Tirole en est conscient. Au sujet de la crise financière de 2008, il affirme : « Contrairement à ce qu’on pense souvent, ces crises ne sont pas techniquement des crises du marché [... ] mais plutôt les symptômes d’une défaillance des institutions étatiques nationales et supranationales. » (ibid. : 461)

Le cadre légal jouit des propriétés d’un bien public (consommation collective et difficultés d’exclure) avec les effets qui en découlent pour la dynamique de la décentralisation. Il devient le résultat des processus politiques. Où est la garantie que ces derniers fournissent un cadre approprié permettant au marché de susciter des résultats valables? Ne sommes-nous pas en opposition entre deux dynamiques fort différentes, l’une visant le profit et l’autre la réélection?
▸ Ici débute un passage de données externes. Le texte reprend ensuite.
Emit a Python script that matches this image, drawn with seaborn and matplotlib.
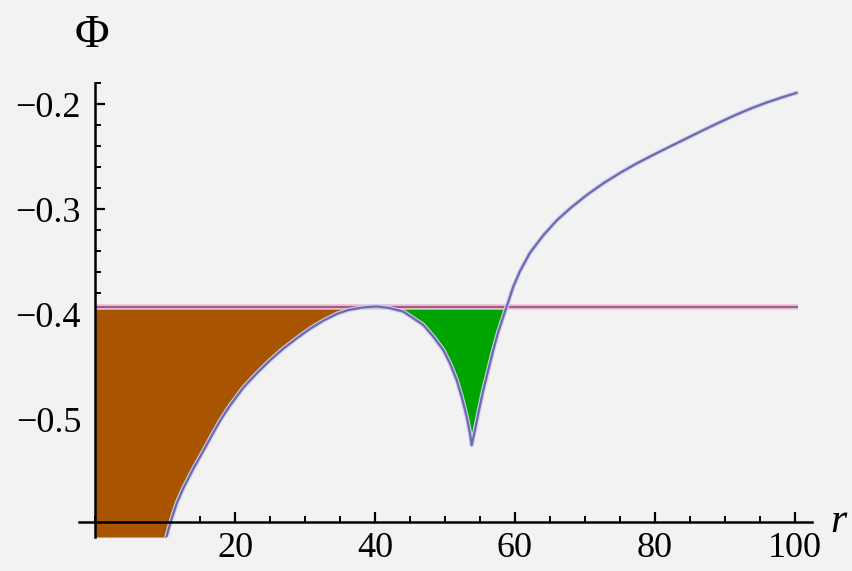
import numpy as np
import matplotlib
matplotlib.use("Agg")
import matplotlib.pyplot as plt
import seaborn as sns
from matplotlib.ticker import MultipleLocator

# values
r = np.array([10.2, 10.81, 11.67, 12.62, 14.05, 15.48, 16.67, 17.86, 19.29, 21.19,
              23.1, 25.0, 26.9, 28.81, 30.71, 32.62, 34.52, 36.19, 38.3, 40.2, 42.0,
              44.05, 45.48, 46.9, 48.33, 49.76, 50.71, 51.67, 52.38, 53.1, 53.57,
              53.81, 54.29, 54.76, 55.48, 56.19, 56.9, 57.62, 58.33, 58.81,
              59.76, 60.71, 62.14, 64.05, 65.95, 67.86, 70.24, 72.62, 75.0,
              77.38, 79.76, 82.14, 84.52, 86.43, 88.81, 91.19, 93.57, 95.95,
              98.33, 100.24])
phi = np.array([-0.612, -0.5975, -0.580, -0.5655, -0.547, -0.530, -0.5155, -0.5015,
                -0.4868, -0.4698, -0.4562, -0.4438, -0.4327, -0.4229, -0.4138, -0.4061,
                -0.3997, -0.3959, -0.3935, -0.3926, -0.394,
                -0.3975, -0.4038, -0.4102, -0.4213, -0.434, -0.4467, -0.4626,
                -0.4785, -0.4975, -0.5133, -0.5245, -0.510, -0.4943, -0.472,
                -0.453, -0.434, -0.4166, -0.4023, -0.3928,
                -0.3737, -0.359, -0.3415, -0.3248, -0.3108, -0.2993, -0.2866,
                -0.2754, -0.2655, -0.2565, -0.2483, -0.2404, -0.2326, -0.2263,
                -0.2187, -0.2113, -0.2045, -0.1985, -0.1932, -0.1893])
level = -0.393
r_line = [0, 100.4]

xticks_major = [20, 40, 60, 80, 100]
yticks_major = [-0.5, -0.4, -0.3, -0.2]
ytick_labels = ['\u22120.5', '\u22120.4', '\u22120.3', '\u22120.2']

bg = '#f2f2f2'
sns.set_style("white", {'axes.facecolor': bg, 'figure.facecolor': bg})
plt.rcParams['font.family'] = ['Liberation Serif', 'DejaVu Serif']
plt.rcParams['text.color'] = 'black'
plt.rcParams['xtick.color'] = 'black'
plt.rcParams['ytick.color'] = 'black'

fig = plt.figure(figsize=(8.53, 5.71), dpi=100)
ax = fig.add_axes([0.0925, 0.0595, 0.860, 0.795])
ax.set_xlim(-2.3, 102.5)
ax.set_ylim(-0.612, -0.18)
ymin = ax.get_ylim()[0]

# fills (left one runs down to the bottom of the frame where the curve is absent)
left = r < 41
r_fill = np.r_[0, r[left]]
phi_fill = np.r_[ymin, phi[left]]
ax.fill_between(r_fill, phi_fill, level, where=phi_fill <= level,
                interpolate=True, color='#a85400', lw=0, zorder=1)
right = r > 41
ax.fill_between(r[right], phi[right], level, where=phi[right] <= level,
                interpolate=True, color='#00a400', lw=0, zorder=1)

# horizontal level line
ax.plot(r_line, [level, level], color='#e6c0d4', lw=4, zorder=2, solid_capstyle='butt')
ax.plot(r_line, [level, level], color='#a85a84', lw=1.5, zorder=3, solid_capstyle='butt')

# curve
sns.lineplot(x=r, y=phi, sort=False, estimator=None, color='#d0d0ec', lw=3.2, ax=ax, zorder=4)
sns.lineplot(x=r, y=phi, sort=False, estimator=None, color='#6a6ab4', lw=1.6, ax=ax, zorder=5)

# Mathematica style axes
for s in ['top', 'right']:
    ax.spines[s].set_visible(False)
ax.spines['left'].set_position(('data', 0))
ax.spines['bottom'].set_position(('data', -0.598))
for s in ['left', 'bottom']:
    ax.spines[s].set_linewidth(1.8)
    ax.spines[s].set_color('black')
    ax.spines[s].set_zorder(6)

ax.set_xticks(xticks_major)
ax.set_yticks(yticks_major)
ax.set_yticklabels(ytick_labels)
ax.xaxis.set_minor_locator(MultipleLocator(5))
ax.yaxis.set_minor_locator(MultipleLocator(0.02))
ax.tick_params(which='major', direction='in', length=7, width=1.6, labelsize=26)
ax.tick_params(which='minor', direction='in', length=4, width=1.4)
ax.tick_params(axis='x', which='both', bottom=True, pad=7)
ax.tick_params(axis='y', which='both', left=True, pad=10)

ax.set_xlabel('')
ax.set_ylabel('')
fig.text(92 / 853, 1 - 36 / 571, '\u03a6', fontsize=34, ha='center', va='center')
fig.text(838 / 853, 1 - 522 / 571, 'r', fontsize=30, style='italic', ha='center', va='center')

fig.savefig('out.png', dpi=100, facecolor=bg)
6. Sur la responsabilité sociale de l’entreprise

Dans le chapitre sur « L’entreprise, sa gouvernance et sa responsabilité sociale », Tirole pose le problème des objectifs multiples :

Car, la multiplicité des objectifs crée un conflit entre ces objectifs : quand on donne un objectif à une organisation, celui-ci est aisément contrôlable; quand on lui en donne plusieurs, éventuellement concurrents, on confère en fait un pouvoir discrétionnaire au management qui va devoir et pouvoir choisir le poids à accorder à chacun des objectifs. Pour éviter cette situation, il faut donc que l’agence de notation sociale décide de la façon dont les divers objectifs doivent être agrégés. Avec toutes les difficultés que cela comporte.

ibid. : 257

Ce raisonnement s’applique à toutes les organisations, tout particulièrement celles du secteur public. Un économiste qui fut ministre me communiquait son étonnement devant le grand nombre d’objectifs qui s’exprimaient autour de la table du cabinet. Cette multiplicité d’objectifs ne peut que provoquer des effets d’instabilité et de balancier. (Selon une phrase du livre, « On marche sur la tête » (ibid. : 327)) Un exemple est fourni par le code français du travail : « il fait 3 200 pages et continue de s’allonger au fil des années » (ibid. : 345)[3].

7. Un économiste orthodoxe

Il ne faut pas conclure des commentaires précédents que Jean Tirole est un économiste extrémiste. Loin de là. Il faudrait plutôt lui attribuer les qualificatifs d’orthodoxe et de modéré. Les deux chapitres, « Vaincre le chômage » et « Politique de la concurrence et politique industrielle » l’indiquent très bien.

Dans le premier, il se fait l’apôtre d’un marché du travail beaucoup plus flexible : « il faut protéger le salarié et non l’emploi » (ibid. : 323). Il propose une tarification du licenciement en imposant le principe licencieur-payeur qui s’inspire de l’experience rating en vigueur aux États-Unis et qui s’applique au Québec pour le financement du programme de la santé et de la sécurité du travail. Faudrait-il en contrepartie subventionner l’embauche?

Ses rationalités pour une mise en oeuvre d’une politique industrielle sont aussi très circonscrites : les difficultés du financement des PME, l’insuffisance de R & D dans le secteur privé et le manque de coordination des acteurs pour créer des clusters ou filières industrielles.

Comme pour la majorité des économistes qui tendent à identifier le gouvernement supérieur à un despote bienveillant gardien du bien commun, à l’opposé de l’esprit de clocher ou des intérêts égoïstes des autorités inférieures, Tirole conclut ainsi son chapitre sur « L’Europe à la croisée des chemins » :

Il est difficile de dire à l’avance quel chemin l’Europe prendra pour résoudre ses problèmes… Mais si nous, Européens, souhaitons vivre sous le même toit, nous devons accepter de perdre un peu plus de notre souveraineté. Et pour y parvenir en cette époque souverainiste, nous devons réhabiliter l’idéal européen et rester unis autour de cet idéal, ce qui n’est pas une mince tâche.

ibid. : 388

Conclusion

Le livre Économie du bien commun couvre beaucoup de sujets; il demeure de lecture agréable si on suit le conseil de l’auteur en lisant les chapitres de façon indépendante ou en faisant des choix.

Le livre présente deux difficultés majeures. Premièrement, en ne faisant pas une distinction nette entre science et morale, Tirole présente à un large public une image tronquée de l’essence de la science économique qui vise à comprendre le monde réel. Cette science n’implique pas un rôle de prédicateur ou de réformateur. Il ne s’agit surement pas de référer à une transition qui « requiert [,,,] un changement des mentalités » (ibid. : 227).

La deuxième difficulté provient de l’approche implicite retenue dans l’étude des politiques, qui est souvent présente dans le livre. La démarche s’apparente à un problème de recherche opérationnelle où on optimise une fonction objective sous différentes contraintes. Ici, c’est le gouvernement considéré comme un despote bienveillant qui maximise le bien-être ou le bien commun ou qui minimise le gaspillage et l’inefficacité. Voilà une conception romancée ou désincarnée du gouvernement qui ne permet pas de comprendre comment fonctionne le monde réel avec ses embûches et les différentes institutions pour les affronter.

Face au mode réel, il y a deux voies : le comprendre ou le réformer. La première est la tâche fondamentale de l’économiste.